As the climate changes, American farmers face a slew of new threats to their harvests and business models. More frequent floods and droughts can wipe out months of work overnight. Rising temperatures are expected to slow plant growth in the Northern Hemisphere within the next decade, while higher carbon dioxide levels reduce the nutritional value of fruits and vegetables. Altogether, a recent NASA study found that some yields could decrease 24 percent by as soon as 2030.

Research from the American Farm Bureau Federation suggests that nationwide, natural disasters caused $21.5 billion in agricultural losses last year. Only about half of those were protected by insurance, the majority of which is sold through federally-backed programs. Their payouts to farmers have increased over 500 percent in the last two decades. 

Flood waters remain on destroyed fields in Burlington, Vermont after catastrophic rain in July. AP Photo/Charles Krupa

Back in 2007, a report from the Government Accountability Office, or GAO, called climate change a looming threat to insurance markets, and pointedly noted that while large private insurers were already incorporating it into their risk management, the two major federal insurance programs — for flooding and agriculture — ”have done little.”

That’s a problem not only for food security, but for the people growing the nation’s food. “I don’t think there is an appreciation of how significant the detrimental changes might be, because I think people are thinking things are already bad,” said Jeffrey Amthor, principal scientist at Verisk Analytics, a risk assessment firm that advises insurance and reinsurance companies.

Shortly before this summer’s flooding, Grace Oedel, the executive director of the Northeast Organic Farming Association of Vermont, was helping growers deal with hazardous wildfire smoke from Canada. Before that, a late spring freeze withered buds on apple trees and blossoms on blueberry bushes, costing Vermont farmers $10 million in lost production. The nonprofit has an emergency fund that food producers can apply to, and in the last few years, the organization has seen a surge in such petitions. “It just feels like nothing’s predictable,” Oedel said. 

The financial stress this causes can be devastating: One recent study found 60 percent of farmers and their children are experiencing depression — about double the national average.

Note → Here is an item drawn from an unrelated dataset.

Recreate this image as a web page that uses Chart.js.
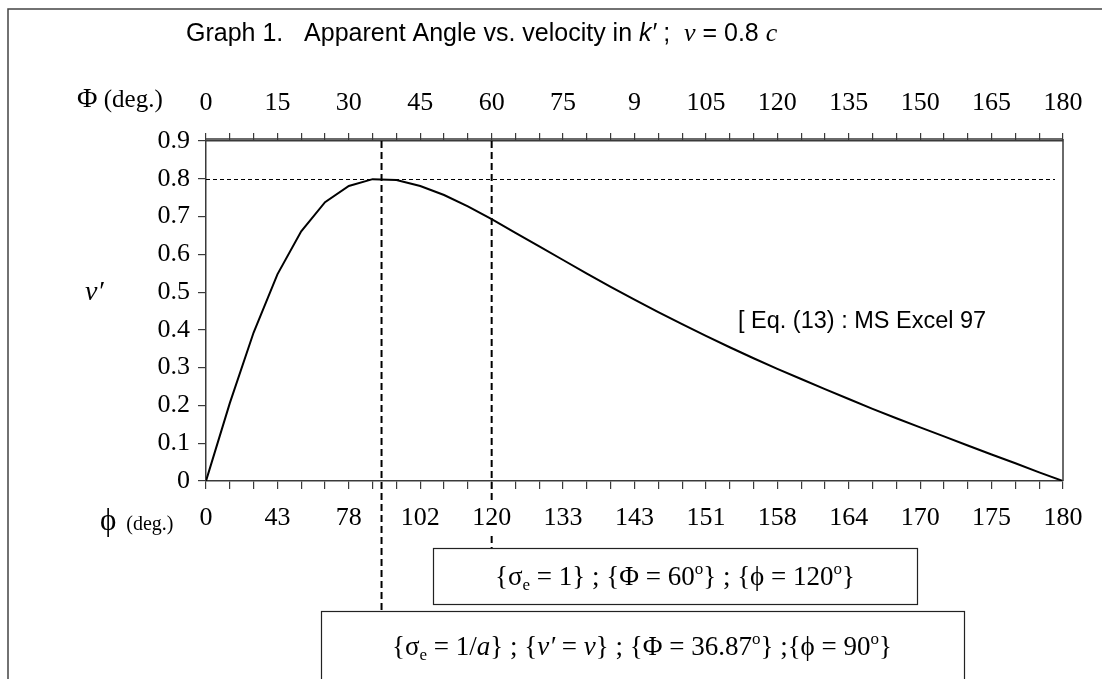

Suicides within farm families are skyrocketing. “It’s definitely intensifying,” Oedel said. “The question is, how long can these farmers hold on before they get some kind of support?” 


April 14, 1935, began as a sunny, spring Sunday in Kansas. But by afternoon, a dark cloud billowed over the horizon, so dense it obscured sunlight like an eclipse. It lashed across the plains at 60 mph. People suffocated, their lungs filled with dust. “The onrushing cloud, the darkness, and the thick, choking dirt, made this storm one of terror,” reported the Weather Bureau, now known as the National Weather Service. 

The “black blizzard” was formed of displaced topsoil, becoming one of the worst of the Dust Bowl’s storms that drove hundreds of thousands of people off their land in search of other work. A lethal combination of destructive farm practices and an extended drought desiccated the region. In response, Congress authorized the Federal Crop Insurance Program, or FCIP, in 1938. No one was sure it would work. At first, the effort ran into the same hurdles private insurers had: Participation was low because rates were high, yet payouts still greatly exceeded premiums. At the time, the Christian Science Monitor asked, “Will the program become in effect an underwriting of high-risk areas which in fact ought to be retired from farming?” 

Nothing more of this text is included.